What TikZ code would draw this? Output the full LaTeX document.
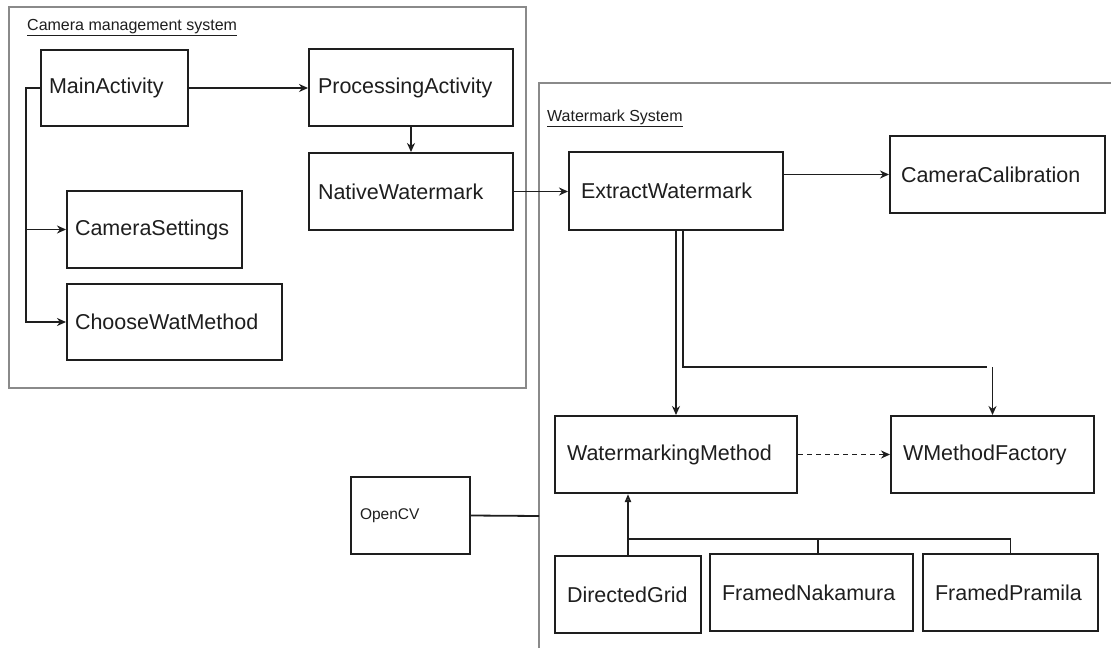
\documentclass[tikz,border=0pt]{standalone}
\usepackage{fontspec}
\setmainfont{Liberation Sans}
\usetikzlibrary{arrows.meta}
\definecolor{ink}{HTML}{1E1E1E}
\definecolor{frame}{HTML}{8A8A8A}
\tikzset{
  cls/.style={draw=ink, line width=2pt, text=ink,
    font=\fontsize{21.5}{24}\selectfont, align=left, inner ysep=0pt},
  link/.style={draw=ink, line width=1.8pt},
  arr/.style={link, -{Stealth[length=9pt,width=8pt]}},
  darr/.style={arr, dash pattern=on 5pt off 4pt},
  isa/.style={link, -{Triangle[open,length=8pt,width=6pt]}},
  pkg/.style={draw=frame, line width=1.7pt},
  pkgtitle/.style={font=\fontsize{16}{18}\selectfont, text=ink,
    inner sep=0pt, anchor=base west}
}
% class box from its two corners, text set flush left with a given inset
\newcommand{\umlbox}[8][]{%
  \pgfmathsetmacro\bxc{(#3+#5)/2}%
  \pgfmathsetmacro\byc{(#4+#6)/2}%
  \pgfmathsetmacro\bht{#6-#4}%
  \pgfmathsetmacro\btw{#5-#3-2*#7}%
  \node[cls, inner xsep=#7pt, text width=\btw pt, minimum height=\bht pt, #1]
    (#2) at (\bxc,\byc) {\mbox{#8}};}
\begin{document}
\begin{tikzpicture}[x=1pt,y=-1pt]
\useasboundingbox (0,0) rectangle (1111,648);
\fill[white] (0,0) rectangle (1111,648);

% packages
\draw[pkg] (9,7) rectangle (526,388);
\node[pkgtitle] (cmstitle) at (27,30) {\underline{Camera management system}};
\draw[pkg] (539,648) -- (539,83) -- (1111,83);
\node[pkgtitle] (wstitle) at (547,121) {\underline{Watermark System}};

% camera management classes
\umlbox{main}{41}{50}{188}{126}{8}{MainActivity}
\umlbox{proc}{309}{49}{513}{126}{9}{ProcessingActivity}
\umlbox{native}{309}{153}{513}{230}{9}{NativeWatermark}
\umlbox{cs}{67}{191}{242}{268}{8}{CameraSettings}
\umlbox{cwm}{67}{284}{282}{360}{8}{ChooseWatMethod}

% watermark classes
\umlbox{extract}{569}{152}{783}{230}{12}{ExtractWatermark}
\umlbox{calib}{890}{136}{1105}{213}{11}{CameraCalibration}
\umlbox{wm}{555}{416}{797}{493}{12}{WatermarkingMethod}
\umlbox{wmf}{891}{416}{1094}{493}{12}{WMethodFactory}
\umlbox{dg}{555}{556}{701}{633}{12}{DirectedGrid}
\umlbox{fn}{710}{554}{913}{631}{12}{FramedNakamura}
\umlbox{fp}{923}{554}{1098}{631}{12}{FramedPramila}

% external library
\umlbox[font=\fontsize{15.5}{17}\selectfont]{opencv}{351}{477}{470}{554}{9}{OpenCV}

% associations
\coordinate (trunk) at (26,88);
\draw[arr] (main.west) -- (trunk) |- (cwm.west);
\draw[arr] (trunk) |- (cs.west);
\draw[arr] (main.east) -- (main.east -| proc.west);
\draw[arr] (proc.south) -- (native.north);
\draw[arr] (native.east) -- (native.east -| extract.west);
\draw[arr] (calib.west -| extract.east) -- (calib.west);
\draw[arr] (extract.south) -- (wm.north);
\coordinate (fork) at (987,367);
\draw[link] ([xshift=7pt]extract.south) |- (fork);
\draw[arr] (wmf.north |- fork) -- (wmf.north);
\draw[darr] (wm.east) -- (wmf.west);
\coordinate (wsedge) at (539,516);
\draw[link] (opencv.east) -- (wsedge);

% generalisation
\draw[isa] (dg.north) -- (dg.north |- wm.south);
\coordinate (hbar) at (0,539);
\draw[link] (dg.north |- hbar) -| (fp.north);
\draw[link] ([xshift=6.5pt]fn.north) -- ([xshift=6.5pt]fn.north |- hbar);
\end{tikzpicture}
\end{document}
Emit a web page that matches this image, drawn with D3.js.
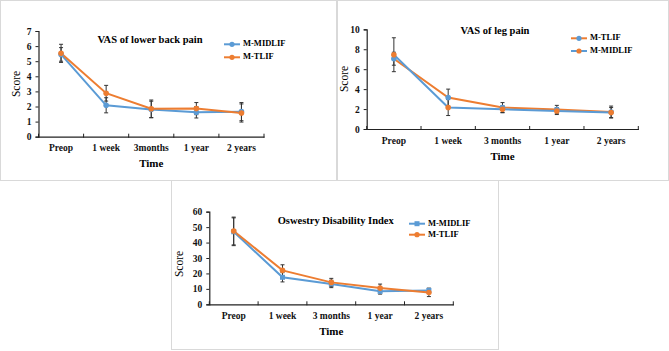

What you need to do: Copy out every line from the data above that has "this" in it.

Output below:
What TikZ code would draw this? Output the full LaTeX document.
Emit a web page that matches this image, drawn with D3.js.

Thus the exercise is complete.